+++ Recorded information

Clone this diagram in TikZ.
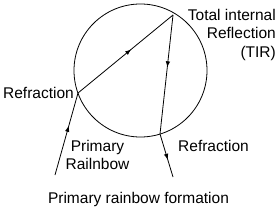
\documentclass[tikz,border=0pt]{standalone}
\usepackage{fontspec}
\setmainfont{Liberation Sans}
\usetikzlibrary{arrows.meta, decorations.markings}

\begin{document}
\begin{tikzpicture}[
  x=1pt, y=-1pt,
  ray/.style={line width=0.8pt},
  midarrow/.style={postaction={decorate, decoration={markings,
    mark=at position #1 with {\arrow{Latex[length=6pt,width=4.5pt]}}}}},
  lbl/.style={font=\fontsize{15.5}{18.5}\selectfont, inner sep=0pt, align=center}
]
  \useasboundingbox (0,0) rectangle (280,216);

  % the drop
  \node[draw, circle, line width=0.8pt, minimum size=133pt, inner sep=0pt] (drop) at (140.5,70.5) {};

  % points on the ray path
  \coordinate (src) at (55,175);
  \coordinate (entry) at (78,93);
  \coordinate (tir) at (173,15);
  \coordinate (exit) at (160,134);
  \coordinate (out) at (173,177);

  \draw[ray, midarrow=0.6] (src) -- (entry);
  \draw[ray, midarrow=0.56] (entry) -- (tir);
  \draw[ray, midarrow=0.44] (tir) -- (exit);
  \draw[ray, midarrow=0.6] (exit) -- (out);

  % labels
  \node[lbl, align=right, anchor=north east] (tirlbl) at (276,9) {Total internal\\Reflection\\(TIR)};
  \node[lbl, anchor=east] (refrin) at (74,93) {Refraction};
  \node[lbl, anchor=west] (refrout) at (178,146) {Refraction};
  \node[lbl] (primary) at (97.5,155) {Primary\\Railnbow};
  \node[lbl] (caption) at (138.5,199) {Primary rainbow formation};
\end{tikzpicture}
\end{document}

++++++

• **Problem to solve**: Extract, word for word, each line from the top of the data down to and including the line with "(0,0) rectangle (280,216);"; skip the pictures.

• **Task solution**:
Clone this diagram in TikZ.
\documentclass[tikz,border=0pt]{standalone}
\usepackage{fontspec}
\setmainfont{Liberation Sans}
\usetikzlibrary{arrows.meta, decorations.markings}

\begin{document}
\begin{tikzpicture}[
  x=1pt, y=-1pt,
  ray/.style={line width=0.8pt},
  midarrow/.style={postaction={decorate, decoration={markings,
    mark=at position #1 with {\arrow{Latex[length=6pt,width=4.5pt]}}}}},
  lbl/.style={font=\fontsize{15.5}{18.5}\selectfont, inner sep=0pt, align=center}
]
  \useasboundingbox (0,0) rectangle (280,216);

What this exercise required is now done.